The first ACT Community Days held in Belgrade
23/06/2022During the first three days of June 2022, a conference titled the ACT Community Days was held in Belgrade. The event organized within the ACT project, aiming to gather civil society organizations supported within all six ACT grant schemes since the project Together for Active Civil Society – ACT has been launched.
The conference was conceived as a space for networking, meetings and socializing of CSO representatives, as a possibility for strengthening their mutual ties and building the ACT community. The conference also was created as a platform for intensive learning of participant. Several carefully designed debates, panel discussions and sessions during which important topics for further development of civil society in Serbia were discussed. Opening remarks were given by Richard Collie, Director of the Swiss Cooperation Office, Jens Engeli, International Leader of the ACT, and Maja Stojanovic, Executive Director of Civic Initiatives.
The introductory lecture on the first day of the conference was given by Bistra Kumbaroska, activist, entrepreneur and poet, manager at Heartbeats Innovation & Communication. In her work, Bistra is focused on innovations in community management and activism. Bistra presented the latest global trends in community organization and spoke about the strength of individual initiatives to bring about change in the community, in order to defend democratic principles, rights and freedoms.
The second day of the conference was dedicated to intensive work in the field of several topics. The morning panel discussion, moderated by Bojana Selaković, Program Director of Civic Initiatives, was dedicated to the issue of civic activism in the Western Balkans and the possibilities for its strengthening in the current circumstances. Bojana’s interlocutors were Daliborka Uljarević, Executive Director of the Center for Civic Education in Podgorica, Marina Škrabalo, one of the founders of the Solidarna Foundation and its longtime Director, as well as Safet Kubat, activist, founder and leader of the Eco Movement of the River of Bosnia and Herzegovina “Budi promjena”.
Afterwards, the conference participants had the opportunity to discuss three topics significant for the further development of civil society through three parallel sessions: public advocacy, further cooperation between civil society and local governments, and strengthening cooperation between organizations and overcoming divisions and polarizations within the sector.
The first session on public advocacy was facilitated by Dragoslava Barzut from Civic Initiatives. Danijela Božović from ACT project chaired the session on cooperation of organizations with local self-government, while the third debate on cooperation and/or polarization was facilitated by Katarina Đukić from Civic Initiatives. After the break, the facilitators presented the conclusions of all three sessions.
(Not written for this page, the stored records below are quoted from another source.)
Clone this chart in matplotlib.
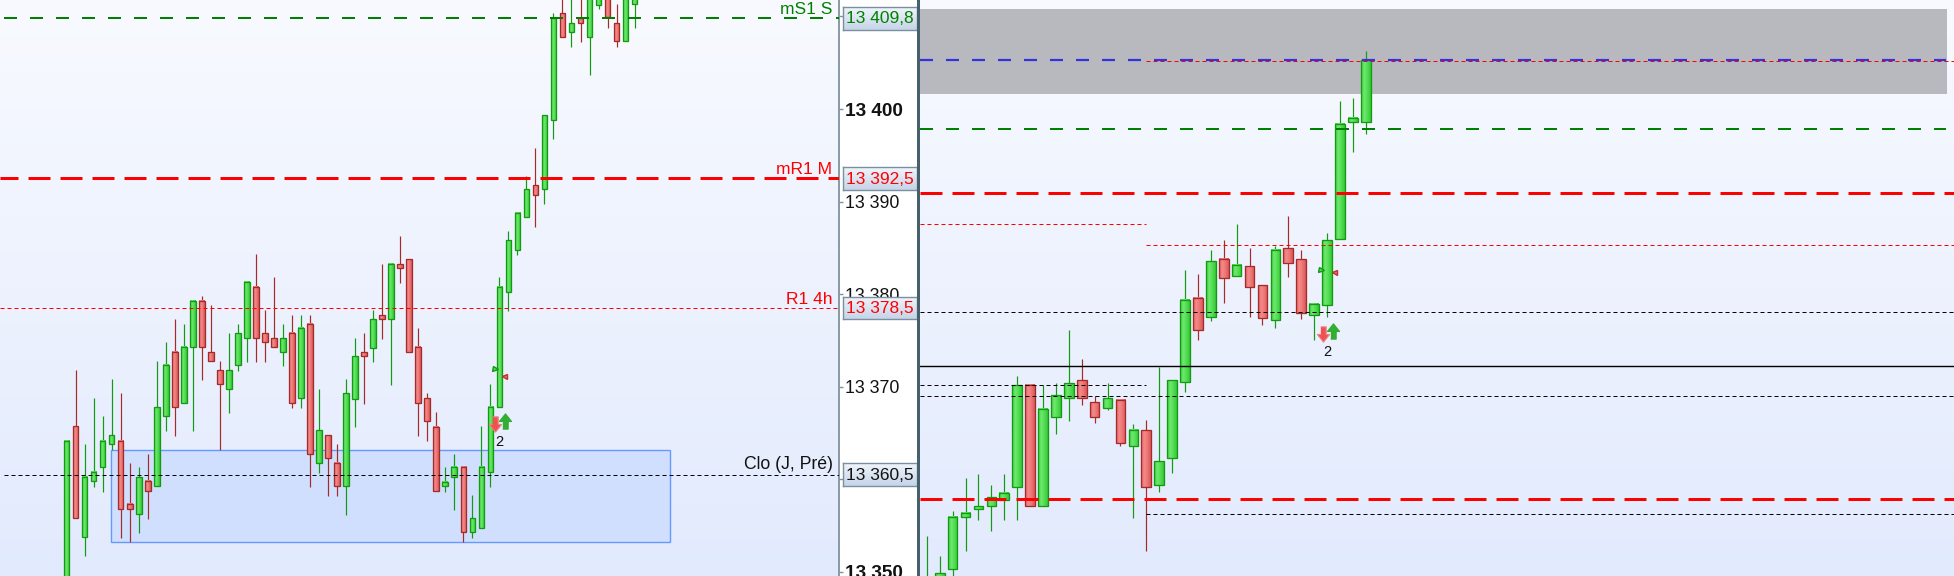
import matplotlib
matplotlib.use("Agg")
import matplotlib.pyplot as plt
import numpy as np
from matplotlib.colors import LinearSegmentedColormap
from matplotlib.patches import Rectangle

plt.rcParams['font.family'] = ['Liberation Sans', 'DejaVu Sans']

# left chart candles
left_top = [13364.18, 13365.73, 13360.22, 13360.77, 13364.18, 13364.76, 13364.18, 13357.31, 13360.22, 13359.79,
            13367.78, 13372.32, 13373.72, 13374.26, 13379.23, 13379.23, 13373.72, 13371.78, 13371.78, 13375.77,
            13381.28, 13380.74, 13375.77, 13375.23, 13375.23, 13375.77, 13376.31, 13376.75, 13365.30, 13364.76,
            13361.74, 13369.29, 13373.29, 13373.72, 13377.28, 13377.71, 13383.22, 13383.22, 13383.76, 13374.26,
            13368.75, 13365.69, 13359.75, 13361.30, 13361.30, 13355.79, 13361.30, 13367.78, 13380.74, 13385.81,
            13388.73, 13391.32, 13391.76, 13399.31, 13409.86, 13410.33, 13409.25, 13409.86, 13413.00, 13412.50,
            13413.00, 13409.25, 13413.00, 13412.50]
left_bot = [13348.00, 13355.80, 13353.74, 13359.79, 13361.30, 13363.79, 13356.77, 13356.77, 13356.23, 13358.71,
            13359.25, 13366.81, 13367.78, 13368.21, 13374.26, 13374.26, 13372.75, 13370.27, 13369.73, 13372.32,
            13375.23, 13375.23, 13374.80, 13374.26, 13373.72, 13368.21, 13368.75, 13362.71, 13361.74, 13362.28,
            13359.25, 13359.25, 13368.72, 13373.29, 13374.22, 13377.28, 13377.28, 13382.79, 13373.72, 13368.21,
            13366.27, 13358.71, 13359.25, 13360.22, 13354.28, 13354.28, 13354.71, 13360.76, 13367.78, 13380.27,
            13384.73, 13388.30, 13390.75, 13391.32, 13398.77, 13407.74, 13408.28, 13409.25, 13407.74, 13411.27,
            13409.90, 13407.31, 13407.31, 13411.30]
left_high = [13364.18, 13371.78, 13363.79, 13368.75, 13366.81, 13370.81, 13369.29, 13361.74, 13361.30, 13362.71,
             13372.75, 13374.80, 13377.29, 13376.75, 13379.23, 13379.77, 13378.80, 13372.75, 13375.77, 13376.75,
             13381.28, 13384.31, 13378.26, 13381.82, 13376.75, 13377.72, 13377.72, 13377.72, 13369.73, 13364.76,
             13363.79, 13370.81, 13375.23, 13375.77, 13378.25, 13383.22, 13383.22, 13386.25, 13383.76, 13376.31,
             13369.29, 13367.24, 13361.30, 13362.70, 13361.30, 13358.28, 13365.73, 13370.26, 13381.82, 13386.79,
             13388.73, 13392.77, 13395.75, 13399.31, 13410.33, 13413.00, 13413.00, 13413.00, 13413.00, 13412.50,
             13413.00, 13411.30, 13413.00, 13412.50]
left_low = [13347.00, 13355.80, 13351.77, 13359.22, 13358.67, 13363.21, 13353.71, 13353.24, 13354.25, 13355.77,
            13359.25, 13365.26, 13364.72, 13368.21, 13365.26, 13370.77, 13372.75, 13363.14, 13367.21, 13371.74,
            13372.71, 13372.71, 13372.71, 13374.26, 13372.28, 13367.71, 13367.71, 13359.22, 13360.73, 13358.24,
            13358.24, 13356.19, 13365.69, 13368.17, 13372.71, 13375.20, 13370.23, 13381.24, 13373.72, 13364.72,
            13364.18, 13358.71, 13358.67, 13356.73, 13353.24, 13353.71, 13354.71, 13359.21, 13367.78, 13378.22,
            13384.27, 13388.30, 13387.29, 13389.77, 13396.80, 13407.74, 13406.73, 13407.27, 13403.71, 13410.77,
            13408.78, 13406.73, 13407.31, 13408.78]
left_up = [1, 0, 1, 1, 1, 1, 0, 0, 1, 0, 1, 1, 0, 1, 1, 0, 0, 0, 1, 1, 1, 0, 0, 0, 1, 0, 1, 0, 1, 0, 0, 1,
           1, 0, 1, 0, 1, 0, 0, 0, 0, 0, 1, 1, 0, 1, 1, 1, 1, 1, 1, 1, 0, 1, 1, 0, 1, 0, 1, 1, 0, 0, 1, 1]

# right chart candles
right_top = [13312.00, 13314.45, 13323.78, 13324.45, 13325.61, 13327.11, 13327.78, 13345.78, 13345.78, 13341.78,
             13344.11, 13346.11, 13346.61, 13342.95, 13343.61, 13343.28, 13338.28, 13338.28, 13333.11, 13346.61,
             13359.95, 13360.28, 13366.44, 13366.78, 13365.78, 13365.61, 13362.44, 13368.28, 13368.61, 13366.78,
             13359.28, 13369.94, 13389.28, 13390.28, 13399.94]
right_bot = [13310.00, 13311.00, 13315.11, 13323.78, 13325.23, 13325.61, 13326.61, 13328.78, 13325.61, 13325.61,
             13340.45, 13343.61, 13343.61, 13340.45, 13341.95, 13336.11, 13335.61, 13328.78, 13329.11, 13333.61,
             13346.28, 13354.94, 13357.11, 13363.61, 13363.94, 13362.11, 13356.94, 13356.61, 13366.11, 13357.78,
             13357.44, 13359.11, 13370.11, 13389.61, 13389.61]
right_high = [13320.67, 13317.34, 13324.78, 13330.28, 13330.95, 13329.11, 13330.95, 13347.28, 13345.78, 13345.78,
              13346.11, 13354.95, 13350.11, 13343.95, 13346.11, 13343.28, 13339.28, 13339.95, 13348.78, 13346.61,
              13364.94, 13364.28, 13368.28, 13369.94, 13372.61, 13368.61, 13362.44, 13368.94, 13373.94, 13368.28,
              13359.28, 13371.11, 13393.11, 13393.61, 13401.44]
right_low = [13308.00, 13310.00, 13313.00, 13318.23, 13323.39, 13321.56, 13323.39, 13323.39, 13325.61, 13325.61,
             13337.73, 13339.89, 13342.56, 13339.56, 13341.67, 13335.73, 13323.73, 13318.23, 13328.06, 13331.23,
             13344.73, 13353.39, 13356.56, 13359.56, 13363.94, 13357.11, 13355.89, 13355.28, 13363.89, 13356.89,
             13353.39, 13357.11, 13370.11, 13384.72, 13387.72]
right_up = [1, 1, 1, 1, 1, 1, 1, 1, 0, 1, 1, 1, 0, 0, 1, 0, 1, 0, 1, 1, 1, 0, 1, 0, 1, 0, 0, 1, 0, 0, 1, 1, 1, 1, 1]

# price levels
left_ticks = [13350, 13360, 13370, 13380, 13390, 13400, 13410]
tick_labels = ['13 350', '13 360', '13 370', '13 380', '13 390', '13 400', '13 410']
bold_ticks = ['13 350', '13 400']
lev_ms1 = 13409.8
lev_mr1 = 13392.5
lev_r1 = 13378.5
lev_clo = 13360.5
zone_left = (13353.21, 13363.14)
zone_right = (13394.38, 13408.5)
r_blue = 13400.05
r_red_dot_top = 13399.84
r_green = 13388.55
r_red_thick = [13377.78, 13326.78]
r_red_dot_a = 13372.62
r_red_dot_b = 13369.12
r_black_full = [13357.95, 13343.92]
r_black_solid = 13348.93
r_black_a = 13345.78
r_black_b = 13324.28

# signals, candle index and price
left_tri = [(47.55, 13371.89), (48.47, 13371.13)]
left_arrows = [(47.47, 13365.98), (48.58, 13366.34)]
left_count = (47.96, 13364.04)
right_tri = [(30.57, 13364.95), (31.56, 13364.62)]
right_arrows = [(30.67, 13354.33), (31.45, 13354.88)]
right_count = (31.04, 13351.33)

W, H = 1954, 576
PX = 72.0 / 100.0
L_END = 838.5
R_START = 919.5
L_X0, L_STEP = 66.6, 9.016
R_X0, R_STEP = 926.8, 12.91

fig = plt.figure(figsize=(W / 100, H / 100), dpi=100, facecolor='white')
ax1 = fig.add_axes([0, 0, L_END / W, 1])
ax2 = fig.add_axes([R_START / W, 0, (W - R_START) / W, 1])

ax1.set_xlim(-L_X0 / L_STEP, (L_END - L_X0) / L_STEP)
ax1.set_ylim(13400 - (H - 109) / 9.26, 13400 + 109 / 9.26)
ax2.set_xlim((R_START - R_X0) / R_STEP, (W - R_X0) / R_STEP)
ax2.set_ylim(13410 - H / 6.0, 13410)

bg = LinearSegmentedColormap.from_list('bg', ['#f8faff', '#e2eafd'])
green_cm = LinearSegmentedColormap.from_list('g', ['#3fd03f', '#6ee86e', '#52dc52', '#36c836'])
red_cm = LinearSegmentedColormap.from_list('r', ['#e06464', '#f58a8a', '#ec7474', '#d85a5a'])
grad = np.linspace(0, 1, 32).reshape(1, -1)
vgrad = np.linspace(0, 1, 256).reshape(-1, 1)


def candles(ax, top, bot, high, low, up, width):
    lims = ax.get_xlim(), ax.get_ylim()
    for i in range(len(top)):
        edge = '#129a12' if up[i] else '#a52a2a'
        ax.vlines(i, low[i], high[i], color=edge, lw=1.2 * PX, zorder=3)
        ax.imshow(grad, cmap=green_cm if up[i] else red_cm, aspect='auto', zorder=4,
                  extent=(i - width / 2, i + width / 2, bot[i], top[i]))
        ax.add_patch(Rectangle((i - width / 2, bot[i]), width, top[i] - bot[i], fill=False,
                               ec=edge, lw=1.3 * PX, zorder=5))
    ax.set_xlim(lims[0])
    ax.set_ylim(lims[1])


def level(ax, y, color, lw, on, off, x0=0.0, x1=1.0, offset=0.0, z=7):
    # on/off in pixels
    ax.plot([x0, x1], [y, y], transform=ax.get_yaxis_transform(), color=color, lw=lw * PX,
            linestyle=(offset / lw, (on / lw, off / lw)), dash_capstyle='butt', zorder=z)


def signals(ax, tri, arrows, count):
    ax.plot(*tri[0], marker='>', ms=3.6, mfc='#58d858', mec='#129a12', mew=1, zorder=8)
    ax.plot(*tri[1], marker='<', ms=3.6, mfc='#f07070', mec='#c03030', mew=1, zorder=8)
    up = [(-0.35, -1), (0.35, -1), (0.35, 0), (0.8, 0), (0, 1), (-0.8, 0), (-0.35, 0)]
    down = [(x, -y) for x, y in up]
    ax.plot(*arrows[0], marker=down, ms=11, mfc='#f25050', mec='#ee8080', mew=0.8, zorder=8)
    ax.plot(*arrows[1], marker=up, ms=11, mfc='#30b030', mec='#38a838', mew=0.8, zorder=8)
    ax.text(count[0], count[1], '2', fontsize=10.5, color='#111111', ha='center', va='center', zorder=8)


for ax in (ax1, ax2):
    ax.imshow(vgrad, cmap=bg, aspect='auto', extent=(*ax.get_xlim(), ax.get_ylim()[0], ax.get_ylim()[1]),
              zorder=0, origin='upper')

# left panel
ax1.add_patch(Rectangle(((111.3 - L_X0) / L_STEP, zone_left[0]), (670.3 - 111.3) / L_STEP,
                        zone_left[1] - zone_left[0], fc='#d0dffe', ec='#6699ff', lw=1.0, zorder=1))
candles(ax1, left_top, left_bot, left_high, left_low, left_up, 5.6 / L_STEP)
level(ax1, lev_ms1, '#008000', 2.0, 13, 13, x0=4 / L_END)
level(ax1, lev_mr1, '#ff0000', 3.0, 22, 10, offset=4)
level(ax1, lev_r1, '#ff0000', 1.0, 4, 3)
level(ax1, lev_clo, '#000000', 1.0, 4, 3, x0=4 / L_END)
signals(ax1, left_tri, left_arrows, left_count)

for txt, val, col, dy, fs in [('mS1 S', lev_ms1, '#008000', 3, 12.5), ('mR1 M', lev_mr1, '#ff0000', 3, 12.5),
                              ('R1 4h', lev_r1, '#ff0000', 3, 12.5), ('Clo (J, Pré)', lev_clo, '#111111', 4.2, 12.7)]:
    ax1.annotate(txt, xy=(832.5 / L_END, val), xycoords=ax1.get_yaxis_transform(), xytext=(0, dy),
                 textcoords='offset points', ha='right', va='baseline', color=col, fontsize=fs, zorder=9)

ax1.set_xticks([])
ax1.yaxis.tick_right()
ax1.set_yticks(left_ticks)
ax1.set_yticklabels(tick_labels, fontsize=12.8, color='#111111')
for lab in ax1.get_yticklabels():
    if lab.get_text() in bold_ticks:
        lab.set_fontweight('bold')
        lab.set_fontsize(13.7)
ax1.tick_params(axis='y', length=3, width=1, color='#7f929e', pad=2)
for name, sp in ax1.spines.items():
    sp.set_visible(name == 'right')
ax1.spines['right'].set_color('#7f929e')
ax1.spines['right'].set_linewidth(1.3)

# price boxes on the axis strip
box_cm = LinearSegmentedColormap.from_list('box', ['#f0f5fc', '#c6d4e8'])
for txt, val, col in [('13 409,8', lev_ms1, '#008000'), ('13 392,5', lev_mr1, '#ff0000'),
                      ('13 378,5', lev_r1, '#ff0000'), ('13 360,5', lev_clo, '#111111')]:
    h = 22.6 / 9.26
    box = ax1.inset_axes([843.3 / L_END, val - h / 2, 73.4 / L_END, h], transform=ax1.get_yaxis_transform(), zorder=10)
    box.imshow(vgrad, cmap=box_cm, aspect='auto', extent=(0, 1, 0, 1), origin='upper')
    box.set_xticks([])
    box.set_yticks([])
    for sp in box.spines.values():
        sp.set_color('#7a8f9f')
        sp.set_linewidth(1.0)
    box.text(0.5, 0.47, txt, transform=box.transAxes, ha='center', va='center', color=col, fontsize=12.5)

# separator
fig.add_artist(Rectangle((917 / W, 0), 2.6 / W, 1, transform=fig.transFigure, fc='#46606c', ec='none', zorder=20))

# right panel
ax2.add_patch(Rectangle((0, zone_right[0]), (1947 - R_START) / (W - R_START), zone_right[1] - zone_right[0],
                        transform=ax2.get_yaxis_transform(), fc='#b8b9be', ec='none', zorder=1))
candles(ax2, right_top, right_bot, right_high, right_low, right_up, 9.6 / R_STEP)
frac = (1146 - R_START) / (W - R_START)
end = (1946 - R_START) / (W - R_START)
level(ax2, r_red_dot_top, '#ff0000', 1.0, 4, 3, x0=frac)
level(ax2, r_blue, '#3333dd', 2.2, 13, 13, x1=end, z=7.5)
level(ax2, r_green, '#008000', 2.0, 13, 13, x1=end)
level(ax2, r_red_dot_a, '#ff0000', 1.0, 4, 3, x1=frac)
level(ax2, r_red_dot_b, '#ff0000', 1.0, 4, 3, x0=frac)
for v in r_red_thick:
    level(ax2, v, '#ff0000', 3.0, 22, 10)
for v in r_black_full:
    level(ax2, v, '#000000', 1.0, 4, 3)
level(ax2, r_black_a, '#000000', 1.0, 4, 3, x1=frac)
level(ax2, r_black_b, '#000000', 1.0, 4, 3, x0=frac)
ax2.axhline(r_black_solid, color='#000000', lw=1.4 * PX, zorder=7)
signals(ax2, right_tri, right_arrows, right_count)
ax2.set_xticks([])
ax2.set_yticks([])
for sp in ax2.spines.values():
    sp.set_visible(False)

fig.savefig('out.png', dpi=100)
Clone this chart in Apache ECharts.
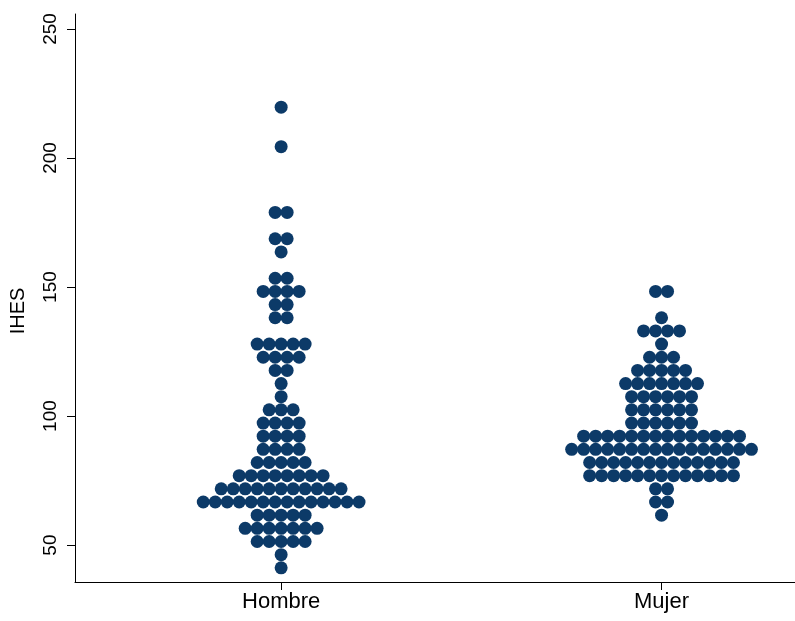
<!DOCTYPE html>
<html>
<head>
<meta charset="utf-8">
<script src="https://cdn.jsdelivr.net/npm/echarts@6/dist/echarts.min.js"></script>
<style>html,body{margin:0;padding:0;background:#fff}#c{width:795px;height:621px}</style>
</head>
<body>
<div id="c"></div>
<script>
const categories = ['Hombre', 'Mujer'];
const yTicks = [50, 100, 150, 200, 250];
const yTitle = 'IHES';

// Bin values (IHES) and number of observations in each bin
const hombreValues = [219.7, 204.4, 178.9, 168.7, 163.6, 153.4, 148.3, 143.2, 138.1, 127.9, 122.8, 117.7, 112.6, 107.5, 102.4, 97.3, 92.2, 87.1, 82.0, 76.9, 71.8, 66.7, 61.6, 56.5, 51.4, 46.3, 41.2];
const hombreCounts = [1, 1, 2, 2, 1, 2, 4, 2, 2, 5, 4, 2, 1, 1, 3, 4, 4, 4, 5, 8, 11, 14, 5, 7, 5, 1, 1];

const mujerValues = [148.3, 138.1, 133.0, 127.9, 122.8, 117.7, 112.6, 107.5, 102.4, 97.3, 92.2, 87.1, 82.0, 76.9, 71.8, 66.7, 61.6];
const mujerCounts = [2, 1, 4, 1, 3, 5, 7, 6, 6, 6, 14, 16, 13, 13, 2, 2, 1];

const DOT_STEP = 0.0315; // horizontal spacing of stacked dots, in x-axis units

function dotLayout(center, values, counts) {
  const pts = [];
  values.forEach((v, r) => {
    const n = counts[r];
    for (let i = 0; i < n; i++) {
      pts.push([center + (i - (n - 1) / 2) * DOT_STEP, v]);
    }
  });
  return pts;
}

const chart = echarts.init(document.getElementById('c'), null, {renderer: 'canvas'});
const font = 'Liberation Sans, Arial, sans-serif';
const dotColor = '#0c3a68';
chart.setOption({
  animation: false,
  backgroundColor: '#fff',
  grid: {left: 72, right: 0, top: 14, bottom: 39, containLabel: false},
  xAxis: {
    type: 'value',
    min: 0.4581, max: 2.3508,
    axisLine: {show: true, onZero: false, lineStyle: {color: '#000', width: 1}},
    axisTick: {show: true, customValues: [1, 2], length: 8, lineStyle: {color: '#000'}},
    axisLabel: {
      customValues: [1, 2],
      formatter: v => categories[Math.round(v) - 1],
      fontSize: 22, color: '#000', fontFamily: font, margin: 9
    },
    splitLine: {show: false}
  },
  yAxis: {
    type: 'value',
    min: 35.7, max: 255.8,
    name: yTitle,
    nameLocation: 'middle',
    nameGap: 47,
    nameTextStyle: {fontSize: 20, color: '#000', fontFamily: font, padding: [0, 26, 0, 0]},
    axisLine: {show: true, lineStyle: {color: '#000', width: 1}},
    axisTick: {show: true, customValues: yTicks, length: 8, lineStyle: {color: '#000'}},
    axisLabel: {
      customValues: yTicks,
      rotate: 90,
      fontSize: 19, color: '#000', fontFamily: font, margin: 15
    },
    splitLine: {show: false}
  },
  series: [
    {
      name: categories[0], type: 'scatter', symbol: 'circle', symbolSize: 13,
      itemStyle: {color: dotColor, opacity: 1},
      data: dotLayout(1, hombreValues, hombreCounts)
    },
    {
      name: categories[1], type: 'scatter', symbol: 'circle', symbolSize: 13,
      itemStyle: {color: dotColor, opacity: 1},
      data: dotLayout(2, mujerValues, mujerCounts)
    }
  ]
});
</script>
</body>
</html>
The Quality Assurance System of CSO (Quality Assurance Systems – QAS) was the main topic of the third day of the conference. The speaker on this topic was Tina Divjak, Head of the Advocacy Department at the Slovenian CNVOS, the national umbrella CSO network in Slovenia. She delivered the lecture about QAS, its importance for strategic development, of both individual organizations and the entire sector.
The ACT Community Days closed with short speeches by Maja Stojanović and Jens Engeli, in which they summarized some of the main impressions and conclusions of the conference. Some of the main impressions of all participants are that this concept of events is extremely meaningful, valuable for strengthening ties and contacts between CSOs working on different topics and different parts of the country. It was concluded that the continuous and thorough networking of organizations is necessary at local, regional and national level and that the ACT team, which so far has over two hundred directly or indirectly supported organizations, is a great strength and opportunity for further work on strengthening civil society.
The ACT Community Days were the first major gathering of the ACT team since October 2019, when the ACT project officially began. Launched just a few months before the COVID-19 pandemic, ACT was implemented in extraordinary circumstances, and the project team had to adapt to conditions that did not allow for all common project cycle practices, especially field trips and direct physical gatherings.